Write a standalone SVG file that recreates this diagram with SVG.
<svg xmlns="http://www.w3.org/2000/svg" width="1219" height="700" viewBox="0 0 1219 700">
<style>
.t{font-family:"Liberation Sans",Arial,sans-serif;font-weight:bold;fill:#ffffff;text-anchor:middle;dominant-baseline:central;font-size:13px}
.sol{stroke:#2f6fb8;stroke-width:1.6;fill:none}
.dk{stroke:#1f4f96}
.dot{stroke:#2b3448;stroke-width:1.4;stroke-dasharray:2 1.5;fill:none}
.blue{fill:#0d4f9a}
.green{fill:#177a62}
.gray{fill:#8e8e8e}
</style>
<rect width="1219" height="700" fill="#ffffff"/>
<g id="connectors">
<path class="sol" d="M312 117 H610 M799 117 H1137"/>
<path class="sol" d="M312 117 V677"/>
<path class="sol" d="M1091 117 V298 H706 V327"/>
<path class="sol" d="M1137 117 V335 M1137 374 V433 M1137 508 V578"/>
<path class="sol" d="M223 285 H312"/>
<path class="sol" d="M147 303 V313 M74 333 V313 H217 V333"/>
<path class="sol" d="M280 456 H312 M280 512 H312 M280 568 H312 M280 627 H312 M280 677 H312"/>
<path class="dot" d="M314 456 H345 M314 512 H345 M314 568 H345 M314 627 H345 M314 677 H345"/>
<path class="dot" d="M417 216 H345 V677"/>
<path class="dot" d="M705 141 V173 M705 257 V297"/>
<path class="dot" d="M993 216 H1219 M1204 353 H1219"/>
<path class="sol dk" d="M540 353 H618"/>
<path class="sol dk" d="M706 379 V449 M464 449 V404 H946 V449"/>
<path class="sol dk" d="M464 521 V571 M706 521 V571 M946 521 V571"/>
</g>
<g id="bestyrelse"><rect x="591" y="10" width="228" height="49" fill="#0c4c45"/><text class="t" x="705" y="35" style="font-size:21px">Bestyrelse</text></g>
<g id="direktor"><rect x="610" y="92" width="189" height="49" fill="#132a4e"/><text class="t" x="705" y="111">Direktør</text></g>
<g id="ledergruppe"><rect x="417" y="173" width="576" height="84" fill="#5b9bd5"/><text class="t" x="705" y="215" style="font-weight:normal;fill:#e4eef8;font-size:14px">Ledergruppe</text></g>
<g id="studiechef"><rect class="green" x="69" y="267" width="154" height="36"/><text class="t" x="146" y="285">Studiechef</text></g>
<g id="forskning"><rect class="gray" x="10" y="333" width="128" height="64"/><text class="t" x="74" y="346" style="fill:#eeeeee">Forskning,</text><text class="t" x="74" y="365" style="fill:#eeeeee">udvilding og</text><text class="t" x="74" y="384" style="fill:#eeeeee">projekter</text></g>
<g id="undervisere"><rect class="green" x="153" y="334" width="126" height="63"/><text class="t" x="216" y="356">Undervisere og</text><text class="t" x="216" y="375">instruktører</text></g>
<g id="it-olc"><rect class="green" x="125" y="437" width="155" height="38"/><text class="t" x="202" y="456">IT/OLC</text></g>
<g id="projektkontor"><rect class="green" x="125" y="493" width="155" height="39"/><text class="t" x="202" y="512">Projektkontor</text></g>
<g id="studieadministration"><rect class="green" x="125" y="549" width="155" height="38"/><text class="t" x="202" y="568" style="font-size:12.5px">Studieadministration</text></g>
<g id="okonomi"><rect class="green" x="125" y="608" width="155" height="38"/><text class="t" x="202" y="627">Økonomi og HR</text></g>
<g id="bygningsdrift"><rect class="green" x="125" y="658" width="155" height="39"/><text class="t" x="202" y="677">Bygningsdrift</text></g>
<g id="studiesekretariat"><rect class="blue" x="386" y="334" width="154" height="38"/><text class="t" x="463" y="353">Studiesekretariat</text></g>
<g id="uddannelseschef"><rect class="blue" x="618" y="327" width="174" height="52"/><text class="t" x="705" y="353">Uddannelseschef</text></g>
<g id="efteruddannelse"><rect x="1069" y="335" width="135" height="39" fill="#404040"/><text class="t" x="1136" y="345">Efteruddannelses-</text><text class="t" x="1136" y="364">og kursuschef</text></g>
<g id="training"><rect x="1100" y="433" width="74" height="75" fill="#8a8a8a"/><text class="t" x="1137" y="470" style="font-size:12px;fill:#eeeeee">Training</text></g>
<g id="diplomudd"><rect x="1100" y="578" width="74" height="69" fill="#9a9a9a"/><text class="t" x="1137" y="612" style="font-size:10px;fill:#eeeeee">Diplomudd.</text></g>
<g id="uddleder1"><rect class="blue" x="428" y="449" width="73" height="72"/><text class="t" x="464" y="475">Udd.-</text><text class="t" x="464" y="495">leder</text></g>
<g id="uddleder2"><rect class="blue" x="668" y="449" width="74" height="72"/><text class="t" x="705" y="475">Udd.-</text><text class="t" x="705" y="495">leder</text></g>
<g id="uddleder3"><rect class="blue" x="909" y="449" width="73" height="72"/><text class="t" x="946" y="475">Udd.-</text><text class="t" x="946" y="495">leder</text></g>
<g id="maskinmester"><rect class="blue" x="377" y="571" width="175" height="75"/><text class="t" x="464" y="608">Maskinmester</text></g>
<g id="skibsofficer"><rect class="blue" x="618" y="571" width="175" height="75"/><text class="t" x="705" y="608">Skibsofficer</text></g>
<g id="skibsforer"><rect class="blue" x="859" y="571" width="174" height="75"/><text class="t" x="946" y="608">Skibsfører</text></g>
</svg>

____

EXERCISE
Repeat the lines above exactly.

RESPONSE TO THE EXERCISE
Write a standalone SVG file that recreates this diagram with SVG.
<svg xmlns="http://www.w3.org/2000/svg" width="1219" height="700" viewBox="0 0 1219 700">
<style>
.t{font-family:"Liberation Sans",Arial,sans-serif;font-weight:bold;fill:#ffffff;text-anchor:middle;dominant-baseline:central;font-size:13px}
.sol{stroke:#2f6fb8;stroke-width:1.6;fill:none}
.dk{stroke:#1f4f96}
.dot{stroke:#2b3448;stroke-width:1.4;stroke-dasharray:2 1.5;fill:none}
.blue{fill:#0d4f9a}
.green{fill:#177a62}
.gray{fill:#8e8e8e}
</style>
<rect width="1219" height="700" fill="#ffffff"/>
<g id="connectors">
<path class="sol" d="M312 117 H610 M799 117 H1137"/>
<path class="sol" d="M312 117 V677"/>
<path class="sol" d="M1091 117 V298 H706 V327"/>
<path class="sol" d="M1137 117 V335 M1137 374 V433 M1137 508 V578"/>
<path class="sol" d="M223 285 H312"/>
<path class="sol" d="M147 303 V313 M74 333 V313 H217 V333"/>
<path class="sol" d="M280 456 H312 M280 512 H312 M280 568 H312 M280 627 H312 M280 677 H312"/>
<path class="dot" d="M314 456 H345 M314 512 H345 M314 568 H345 M314 627 H345 M314 677 H345"/>
<path class="dot" d="M417 216 H345 V677"/>
<path class="dot" d="M705 141 V173 M705 257 V297"/>
<path class="dot" d="M993 216 H1219 M1204 353 H1219"/>
<path class="sol dk" d="M540 353 H618"/>
<path class="sol dk" d="M706 379 V449 M464 449 V404 H946 V449"/>
<path class="sol dk" d="M464 521 V571 M706 521 V571 M946 521 V571"/>
</g>
<g id="bestyrelse"><rect x="591" y="10" width="228" height="49" fill="#0c4c45"/><text class="t" x="705" y="35" style="font-size:21px">Bestyrelse</text></g>
<g id="direktor"><rect x="610" y="92" width="189" height="49" fill="#132a4e"/><text class="t" x="705" y="111">Direktør</text></g>
<g id="ledergruppe"><rect x="417" y="173" width="576" height="84" fill="#5b9bd5"/><text class="t" x="705" y="215" style="font-weight:normal;fill:#e4eef8;font-size:14px">Ledergruppe</text></g>
<g id="studiechef"><rect class="green" x="69" y="267" width="154" height="36"/><text class="t" x="146" y="285">Studiechef</text></g>
<g id="forskning"><rect class="gray" x="10" y="333" width="128" height="64"/><text class="t" x="74" y="346" style="fill:#eeeeee">Forskning,</text><text class="t" x="74" y="365" style="fill:#eeeeee">udvilding og</text><text class="t" x="74" y="384" style="fill:#eeeeee">projekter</text></g>
<g id="undervisere"><rect class="green" x="153" y="334" width="126" height="63"/><text class="t" x="216" y="356">Undervisere og</text><text class="t" x="216" y="375">instruktører</text></g>
<g id="it-olc"><rect class="green" x="125" y="437" width="155" height="38"/><text class="t" x="202" y="456">IT/OLC</text></g>
<g id="projektkontor"><rect class="green" x="125" y="493" width="155" height="39"/><text class="t" x="202" y="512">Projektkontor</text></g>
<g id="studieadministration"><rect class="green" x="125" y="549" width="155" height="38"/><text class="t" x="202" y="568" style="font-size:12.5px">Studieadministration</text></g>
<g id="okonomi"><rect class="green" x="125" y="608" width="155" height="38"/><text class="t" x="202" y="627">Økonomi og HR</text></g>
<g id="bygningsdrift"><rect class="green" x="125" y="658" width="155" height="39"/><text class="t" x="202" y="677">Bygningsdrift</text></g>
<g id="studiesekretariat"><rect class="blue" x="386" y="334" width="154" height="38"/><text class="t" x="463" y="353">Studiesekretariat</text></g>
<g id="uddannelseschef"><rect class="blue" x="618" y="327" width="174" height="52"/><text class="t" x="705" y="353">Uddannelseschef</text></g>
<g id="efteruddannelse"><rect x="1069" y="335" width="135" height="39" fill="#404040"/><text class="t" x="1136" y="345">Efteruddannelses-</text><text class="t" x="1136" y="364">og kursuschef</text></g>
<g id="training"><rect x="1100" y="433" width="74" height="75" fill="#8a8a8a"/><text class="t" x="1137" y="470" style="font-size:12px;fill:#eeeeee">Training</text></g>
<g id="diplomudd"><rect x="1100" y="578" width="74" height="69" fill="#9a9a9a"/><text class="t" x="1137" y="612" style="font-size:10px;fill:#eeeeee">Diplomudd.</text></g>
<g id="uddleder1"><rect class="blue" x="428" y="449" width="73" height="72"/><text class="t" x="464" y="475">Udd.-</text><text class="t" x="464" y="495">leder</text></g>
<g id="uddleder2"><rect class="blue" x="668" y="449" width="74" height="72"/><text class="t" x="705" y="475">Udd.-</text><text class="t" x="705" y="495">leder</text></g>
<g id="uddleder3"><rect class="blue" x="909" y="449" width="73" height="72"/><text class="t" x="946" y="475">Udd.-</text><text class="t" x="946" y="495">leder</text></g>
<g id="maskinmester"><rect class="blue" x="377" y="571" width="175" height="75"/><text class="t" x="464" y="608">Maskinmester</text></g>
<g id="skibsofficer"><rect class="blue" x="618" y="571" width="175" height="75"/><text class="t" x="705" y="608">Skibsofficer</text></g>
<g id="skibsforer"><rect class="blue" x="859" y="571" width="174" height="75"/><text class="t" x="946" y="608">Skibsfører</text></g>
</svg>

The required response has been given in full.